Resulta curioso el modo que tenemos de vivir, pensando que nuestra propia existencia, tal y como la conocemos, es un hecho eterno. Y nos agobiamos, y nos angustiamos ante la perspectiva de no llegar a donde queremos, a conseguir esas cosas que todos tenemos en nuestro imaginario y que se presumen indispensables para la vida.
Inconcebible no llegar a tener una casa de determinado tamaño, un marido o una esposa determinados, tales o cuales estudios, tal número de hijos, casa en la playa o tener buen aspecto para que los demás nos vean exitosos y guapos. Y resulta que lo único imprescindible para la vida es la vida misma y capacidad para vivirla.

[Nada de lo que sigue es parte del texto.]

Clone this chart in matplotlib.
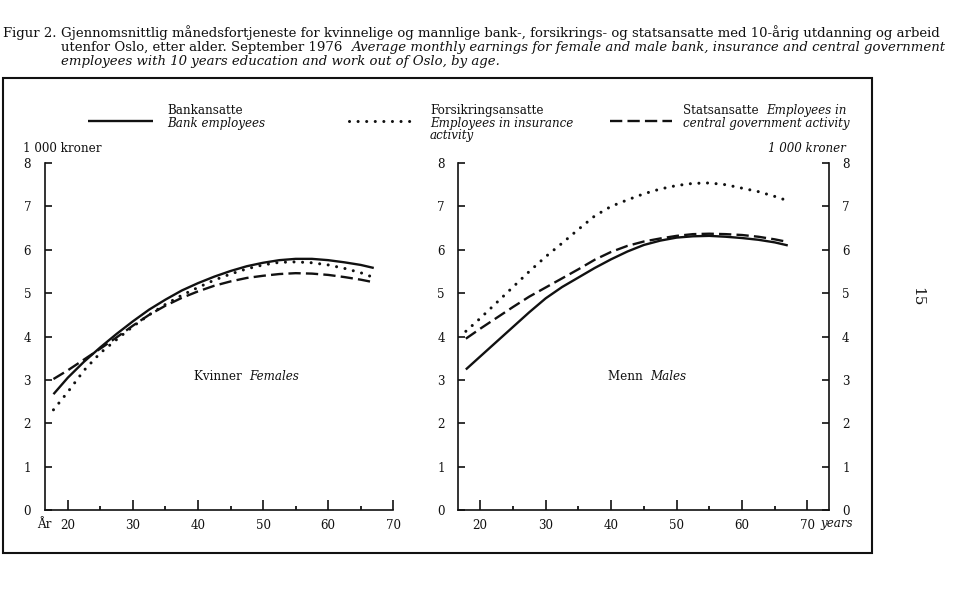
import matplotlib
matplotlib.use("Agg")
import matplotlib.pyplot as plt
from matplotlib.lines import Line2D
from matplotlib.patches import Rectangle

# ---------------- data ----------------
ages = [17.8, 20, 22.5, 25, 27.5, 30, 32.5, 35, 37.5, 40, 42.5, 45, 47.5,
        50, 52.5, 55, 57.5, 60, 62.5, 65, 67]

fem_bank = [2.67, 3.05, 3.42, 3.75, 4.06, 4.35, 4.62, 4.85, 5.06, 5.23, 5.38,
            5.51, 5.62, 5.70, 5.76, 5.79, 5.79, 5.76, 5.71, 5.65, 5.58]
fem_ins = [2.31, 2.72, 3.22, 3.62, 3.93, 4.23, 4.50, 4.74, 4.95, 5.13, 5.30,
           5.44, 5.56, 5.65, 5.71, 5.72, 5.70, 5.65, 5.57, 5.47, 5.36]
fem_gov = [3.02, 3.22, 3.47, 3.72, 3.98, 4.25, 4.50, 4.71, 4.89, 5.04, 5.17,
           5.27, 5.35, 5.40, 5.44, 5.46, 5.45, 5.42, 5.37, 5.31, 5.25]

male_bank = [3.24, 3.54, 3.88, 4.22, 4.56, 4.88, 5.14, 5.36, 5.58, 5.78, 5.96,
             6.11, 6.21, 6.28, 6.31, 6.32, 6.30, 6.27, 6.23, 6.17, 6.10]
male_ins = [4.12, 4.42, 4.78, 5.14, 5.50, 5.84, 6.15, 6.47, 6.78, 7.00, 7.15,
            7.29, 7.40, 7.48, 7.53, 7.54, 7.50, 7.42, 7.34, 7.23, 7.13]
male_gov = [3.95, 4.18, 4.43, 4.68, 4.92, 5.13, 5.34, 5.55, 5.77, 5.95, 6.09,
            6.19, 6.26, 6.32, 6.36, 6.37, 6.36, 6.34, 6.30, 6.24, 6.18]

x_major = [20, 30, 40, 50, 60, 70]
x_minor = [25, 35, 45, 55, 65]
y_ticks = [0, 1, 2, 3, 4, 5, 6, 7, 8]

# ---------------- style ----------------
W, H = 960, 606
FONT = "DejaVu Serif"
plt.rcParams["font.family"] = [FONT]
FS = 8.6
INK = "#111111"

STY_SOLID = dict(color=INK, lw=1.7, linestyle="-", solid_capstyle="butt")
STY_DOT = dict(color=INK, lw=2.2, linestyle=(0, (0.01, 2.8)), dash_capstyle="round")
STY_DASH = dict(color=INK, lw=1.7, linestyle=(0, (5.2, 2.2)), dash_capstyle="butt")

fig = plt.figure(figsize=(W / 100, H / 100), dpi=100)
fig.patch.set_facecolor("white")
renderer = fig.canvas.get_renderer()


def fx(x):
    return x / W


def fy(y):
    return 1 - y / H


def seq_text(x, y, parts, size=FS, **kw):
    """Place text pieces one after another starting at pixel x."""
    for s, style in parts:
        t = fig.text(fx(x), fy(y), s, fontsize=size, style=style, va="center",
                     ha="left", color=INK, **kw)
        bb = t.get_window_extent(renderer)
        x = bb.x1
    return x


# ---------------- axes ----------------
bottom_px, top_px = 510, 163
ax1 = fig.add_axes([fx(45), fy(bottom_px), (393.3 - 45) / W, (bottom_px - top_px) / H])
ax2 = fig.add_axes([fx(458), fy(bottom_px), (829 - 458) / W, (bottom_px - top_px) / H])

for ax in (ax1, ax2):
    ax.set_ylim(0, 8)
    ax.set_yticks(y_ticks)
    ax.set_xticks(x_major)
    ax.set_xticks(x_minor, minor=True)
    ax.spines["top"].set_visible(False)
    for sp in ax.spines.values():
        sp.set_linewidth(1.2)
        sp.set_color(INK)
    ax.tick_params(axis="x", which="major", direction="in", length=7, width=1.2,
                   pad=6.5, labelsize=FS, colors=INK)
    ax.tick_params(axis="x", which="minor", direction="in", length=3, width=1.2)
    ax.set_facecolor("none")

ax1.set_xlim(16.5, 70)
ax1.spines["right"].set_visible(False)
ax1.tick_params(axis="y", direction="in", length=5, width=1.2, pad=10,
                labelsize=FS, colors=INK)

ax2.set_xlim(16.6, 73.3)
ax2.tick_params(axis="y", direction="in", length=5, width=1.2, pad=9.4,
                labelsize=FS, colors=INK, left=True, right=True,
                labelleft=True, labelright=True)

ax1.plot(ages, fem_bank, **STY_SOLID)
ax1.plot(ages, fem_ins, **STY_DOT)
ax1.plot(ages, fem_gov, **STY_DASH)

ax2.plot(ages, male_bank, **STY_SOLID)
ax2.plot(ages, male_ins, **STY_DOT)
ax2.plot(ages, male_gov, **STY_DASH)

# ---------------- title ----------------
t1 = fig.text(fx(61), fy(33), "Gjennomsnittlig månedsfortjeneste for kvinnelige og mannlige "
              "bank-, forsikrings- og statsansatte med 10-årig utdanning og arbeid",
              fontsize=10, va="center", ha="left", color=INK)
w = t1.get_window_extent(renderer).width
TS = 10 * 889 / w
t1.set_fontsize(TS)
fig.text(fx(3), fy(33), "Figur 2.", fontsize=TS, va="center", ha="left", color=INK)
xe = seq_text(61, 47, [("utenfor Oslo, etter alder. September 1976  ", "normal")], size=TS)
seq_text(xe, 47, [("Average monthly earnings for female and male bank, insurance and "
                   "central government", "italic")], size=TS)
seq_text(61, 61, [("employees with 10 years education and work out of Oslo, by age.",
                   "italic")], size=TS)

# frame
fig.add_artist(Rectangle((fx(3), fy(553)), (872 - 3) / W, (553 - 78) / H,
                         transform=fig.transFigure, fill=False, lw=1.5,
                         edgecolor=INK))

# ---------------- legend ----------------
fig.add_artist(Line2D([fx(88), fx(153)], [fy(121), fy(121)], transform=fig.transFigure, **STY_SOLID))
fig.add_artist(Line2D([fx(349), fx(415)], [fy(121), fy(121)], transform=fig.transFigure, **STY_DOT))
fig.add_artist(Line2D([fx(610), fx(672)], [fy(120.5), fy(120.5)], transform=fig.transFigure, **STY_DASH))

seq_text(167, 110.5, [("Bankansatte", "normal")])
seq_text(167, 123.5, [("Bank employees", "italic")])
seq_text(430, 110.5, [("Forsikringsansatte", "normal")])
seq_text(430, 123.5, [("Employees in insurance", "italic")])
seq_text(430, 135.5, [("activity", "italic")])
seq_text(683, 110.5, [("Statsansatte  ", "normal"), ("Employees in", "italic")])
seq_text(683, 123.5, [("central government activity", "italic")])

fig.text(fx(23), fy(148), "1 000 kroner", fontsize=FS, va="center", ha="left", color=INK)
fig.text(fx(846), fy(148), "1 000 kroner", fontsize=FS, va="center", ha="right",
         style="italic", color=INK)

# axis extras
fig.text(fx(44), fy(524), "År", fontsize=FS, va="center", ha="center", color=INK)
fig.text(fx(820), fy(523.5), "years", fontsize=FS, va="center", ha="left",
         style="italic", color=INK)

# panel labels
seq_text(194, 377, [("Kvinner  ", "normal"), ("Females", "italic")])
seq_text(608, 377, [("Menn  ", "normal"), ("Males", "italic")])

# page number
fig.text(fx(917), fy(297), "15", fontsize=11, rotation=-90, va="center",
         ha="center", color=INK)

fig.savefig("out.png", dpi=100, facecolor="white")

Resulta curioso también que seamos tan poco conscientes de lo corto de nuestra existencia. Duramos apenas lo que dura una mariposa, y aún así nos creemos infinitos.
Tenemos un gran miedo a enfrentarnos a la enfermedad y la muerte. Evitamos hablar de la enfermedad o ver a esa persona que está en el hospital, porque nos pone nerviosos, o eludimos hablar y pensar en la muerte porque nos pone angustiados.
Resulta paradójico que la mejor manera y la más plena de vivir la vida sea teniendo presente la muerte, tomando consciencia de la finitud de nuestra existencia y del corto espacio de tiempo en el que se desarrollará. Paradójicamente, la toma de conciencia de nuestra finitud, de nuestra muerte, del “Gran límite”, es lo que nos dotará de infinita libertad y alegría por la vida, y un auténtico empoderamiento de nosotros mismos como seres deseantes, únicos y maravillosos.